If they're connected to a terminal, they could be used to modify the terminal including, depending on the configuration of the terminal, executing arbitrary code. They could also exhaust memory if they're run inside a terminal emulator that has a large backscroll. If they're connected to files, they can be used to write malicious data that will exploit other programs when read or consume excessive amounts of disk space.

If they're connected to sockets, either directly or through standard input, output, and error over SSH, they can be used to send malicious data elsewhere, such as to exploit vulnerabilities in remote servers, or they can be used to use excessive amounts of network bandwidth, starving more important traffic and potentially causing a DoS. They could also be used to engage in part of a DDoS attack if they're certain types of sockets.

Note that "malicious" here doesn't just mean an attempt at a buffer overflow or code execution. It could mean sending data that is intentionally random so as to cause a receiving process to spend excessive resources in error handling. It could mean sending normal amounts of data in very small chunks so the remote system has to spend excessive resources in processing network packets or parsing the data. In this sense, you would need to consider anything that causes undesired operation or unpleasant consequences, including a DoS.
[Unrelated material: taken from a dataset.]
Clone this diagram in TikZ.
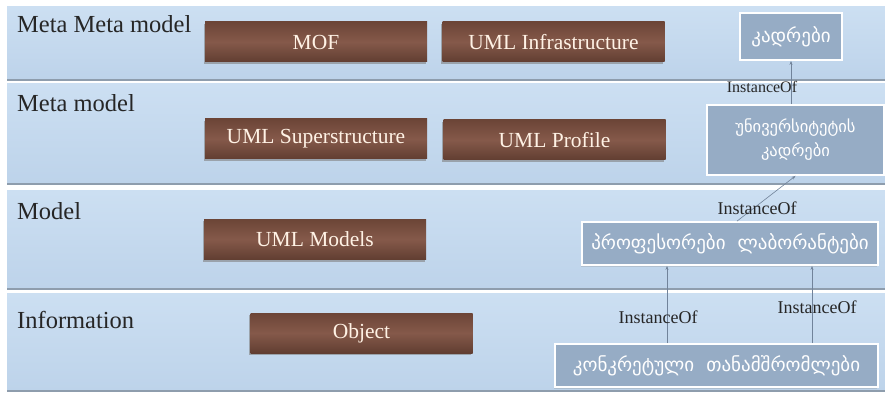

In any case, if the process just refuses to read, that can cause a bunch of inconvenience and backups in other areas and could lead to a DoS. Similarly if other processes expect to read from your malicious process and it refuses to write anything.

How you stop these really depends on what your file descriptors are connected to. You'll need to consider what happens if the output is voluminous and also what happens if it's specially crafted to be malicious in order to exploit the things that will interact with the output, as well as what happens if your process refuses to read or write anything.